Enlen: Die Zusammenarbeit zwischen mir und Dominik Graf bestand aus der Auswahl der Hauptrollen, wir haben uns in den Casting-Gesprächen abgestimmt. Es war sehr ungewöhnlich, dass zwei Regisseure beim Casting sitzen. Das hatten die Schauspieler auch noch nicht erlebt. Wir haben uns auch bei Motiven abgestimmt und ausgetauscht. Das war es aber auch. Sieht man beide Filme, sieht man auch zwei unterschiedliche Handschriften. Das ist gut und wichtig.

Ricore: Werden Sie bei der Reihe bleiben, falls es weitergeht?

Enlen: Das hoffe ich.
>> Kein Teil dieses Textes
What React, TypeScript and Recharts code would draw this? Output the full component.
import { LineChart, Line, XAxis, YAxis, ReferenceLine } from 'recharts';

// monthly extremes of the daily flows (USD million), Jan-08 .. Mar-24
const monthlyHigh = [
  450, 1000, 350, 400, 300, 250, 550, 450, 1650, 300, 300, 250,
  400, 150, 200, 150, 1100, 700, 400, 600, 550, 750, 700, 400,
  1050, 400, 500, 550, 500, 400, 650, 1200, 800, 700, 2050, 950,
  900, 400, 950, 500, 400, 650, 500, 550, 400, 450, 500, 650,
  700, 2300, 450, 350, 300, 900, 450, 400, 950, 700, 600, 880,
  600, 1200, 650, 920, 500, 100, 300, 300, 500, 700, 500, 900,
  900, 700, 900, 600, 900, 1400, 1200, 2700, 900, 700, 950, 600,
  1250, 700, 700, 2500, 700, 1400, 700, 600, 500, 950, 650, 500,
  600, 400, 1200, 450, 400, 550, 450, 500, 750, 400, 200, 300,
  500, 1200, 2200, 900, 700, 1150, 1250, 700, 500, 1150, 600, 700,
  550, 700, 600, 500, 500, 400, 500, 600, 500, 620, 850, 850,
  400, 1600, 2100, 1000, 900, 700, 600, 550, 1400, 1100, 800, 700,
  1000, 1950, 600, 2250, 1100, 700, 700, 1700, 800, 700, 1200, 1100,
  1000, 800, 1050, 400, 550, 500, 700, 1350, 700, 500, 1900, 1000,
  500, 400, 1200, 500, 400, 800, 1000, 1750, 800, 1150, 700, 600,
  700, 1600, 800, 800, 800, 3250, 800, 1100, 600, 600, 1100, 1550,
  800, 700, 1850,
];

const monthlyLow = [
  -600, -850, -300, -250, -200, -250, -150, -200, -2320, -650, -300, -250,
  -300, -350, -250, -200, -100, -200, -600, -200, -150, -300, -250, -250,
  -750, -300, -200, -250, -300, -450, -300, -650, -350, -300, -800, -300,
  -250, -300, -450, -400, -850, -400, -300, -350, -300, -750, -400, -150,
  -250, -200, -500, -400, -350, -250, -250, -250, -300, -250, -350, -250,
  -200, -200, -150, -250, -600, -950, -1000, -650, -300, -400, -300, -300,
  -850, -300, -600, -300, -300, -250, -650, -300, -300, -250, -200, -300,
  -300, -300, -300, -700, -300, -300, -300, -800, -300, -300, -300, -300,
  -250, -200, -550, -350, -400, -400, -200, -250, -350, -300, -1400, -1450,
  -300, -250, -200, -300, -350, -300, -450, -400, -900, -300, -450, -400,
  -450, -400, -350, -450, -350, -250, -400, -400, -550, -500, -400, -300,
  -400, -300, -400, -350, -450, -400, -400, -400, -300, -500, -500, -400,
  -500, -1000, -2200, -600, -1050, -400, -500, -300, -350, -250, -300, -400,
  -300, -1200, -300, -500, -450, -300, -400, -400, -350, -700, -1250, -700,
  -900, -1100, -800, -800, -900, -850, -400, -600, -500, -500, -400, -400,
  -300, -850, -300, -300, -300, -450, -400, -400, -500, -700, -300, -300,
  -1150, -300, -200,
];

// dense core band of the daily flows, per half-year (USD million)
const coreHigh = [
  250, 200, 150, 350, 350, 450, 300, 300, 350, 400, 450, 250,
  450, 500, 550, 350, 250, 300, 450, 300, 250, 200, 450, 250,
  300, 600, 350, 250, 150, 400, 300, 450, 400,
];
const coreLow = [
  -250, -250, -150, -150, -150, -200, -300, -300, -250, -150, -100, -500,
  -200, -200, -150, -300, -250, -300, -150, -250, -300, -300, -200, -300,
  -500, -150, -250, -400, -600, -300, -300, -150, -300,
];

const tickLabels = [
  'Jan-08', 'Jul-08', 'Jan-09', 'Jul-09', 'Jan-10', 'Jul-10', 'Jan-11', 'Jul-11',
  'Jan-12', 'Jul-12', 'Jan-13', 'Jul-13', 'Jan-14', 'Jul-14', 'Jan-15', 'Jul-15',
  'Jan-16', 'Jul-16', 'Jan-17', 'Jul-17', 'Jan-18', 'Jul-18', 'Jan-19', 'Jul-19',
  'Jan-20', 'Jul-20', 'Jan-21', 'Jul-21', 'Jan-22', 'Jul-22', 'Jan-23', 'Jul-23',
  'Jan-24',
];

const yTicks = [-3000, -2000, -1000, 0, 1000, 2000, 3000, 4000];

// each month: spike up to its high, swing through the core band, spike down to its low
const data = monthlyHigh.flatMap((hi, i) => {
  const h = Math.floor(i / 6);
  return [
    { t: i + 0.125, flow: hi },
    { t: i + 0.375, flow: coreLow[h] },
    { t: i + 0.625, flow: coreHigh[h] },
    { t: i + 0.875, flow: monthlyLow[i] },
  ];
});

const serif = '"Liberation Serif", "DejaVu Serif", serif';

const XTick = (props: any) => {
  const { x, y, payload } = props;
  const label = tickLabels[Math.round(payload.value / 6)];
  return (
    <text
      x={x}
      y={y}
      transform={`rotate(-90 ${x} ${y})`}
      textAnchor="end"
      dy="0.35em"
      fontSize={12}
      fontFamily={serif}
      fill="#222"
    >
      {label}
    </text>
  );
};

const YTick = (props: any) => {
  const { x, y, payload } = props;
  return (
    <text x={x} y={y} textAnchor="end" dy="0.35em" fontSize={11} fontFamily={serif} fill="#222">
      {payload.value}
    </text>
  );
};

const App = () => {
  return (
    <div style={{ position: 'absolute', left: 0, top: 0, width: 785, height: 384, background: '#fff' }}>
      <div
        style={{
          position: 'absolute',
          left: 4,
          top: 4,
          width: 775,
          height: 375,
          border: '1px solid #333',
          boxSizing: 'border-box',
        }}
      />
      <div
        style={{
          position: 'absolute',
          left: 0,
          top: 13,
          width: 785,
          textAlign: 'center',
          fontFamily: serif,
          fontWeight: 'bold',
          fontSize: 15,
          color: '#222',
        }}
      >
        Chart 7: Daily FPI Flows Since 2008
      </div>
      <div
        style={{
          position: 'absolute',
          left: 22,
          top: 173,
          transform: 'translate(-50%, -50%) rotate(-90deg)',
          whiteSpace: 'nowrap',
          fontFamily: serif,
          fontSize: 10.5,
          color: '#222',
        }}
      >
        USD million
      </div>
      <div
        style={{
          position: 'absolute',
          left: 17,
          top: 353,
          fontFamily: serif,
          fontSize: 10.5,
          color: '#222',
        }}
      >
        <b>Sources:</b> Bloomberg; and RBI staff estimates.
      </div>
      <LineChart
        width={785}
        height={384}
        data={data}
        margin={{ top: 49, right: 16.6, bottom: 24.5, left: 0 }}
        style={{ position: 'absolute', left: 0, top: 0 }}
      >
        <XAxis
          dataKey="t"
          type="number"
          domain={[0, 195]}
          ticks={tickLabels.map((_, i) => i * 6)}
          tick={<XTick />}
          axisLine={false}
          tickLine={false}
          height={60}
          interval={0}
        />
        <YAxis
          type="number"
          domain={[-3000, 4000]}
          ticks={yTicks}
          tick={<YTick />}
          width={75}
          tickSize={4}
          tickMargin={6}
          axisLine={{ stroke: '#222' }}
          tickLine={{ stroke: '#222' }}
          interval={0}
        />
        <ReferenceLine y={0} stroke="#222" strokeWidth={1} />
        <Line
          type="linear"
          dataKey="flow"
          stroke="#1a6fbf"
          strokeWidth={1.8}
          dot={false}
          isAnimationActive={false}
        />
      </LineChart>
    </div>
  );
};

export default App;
Ich hoffe vor allen Dingen, dass die Reihe fortgeführt wird. Nach der ersten Folge hätte ich wahnsinnig gerne weitergedreht. Ich kannte die Figur und wollte sie weitererzählen. Ich finde es aber wichtig, dass der Blickwinkel von anderen Regisseuren mit eingebracht wird. Das macht die Qualität bei Reihen aus. Ich selber wünsche mir, in dieser Art und Weise weitererzählen zu können.

Ricore: Vielen Dank für das Gespräch.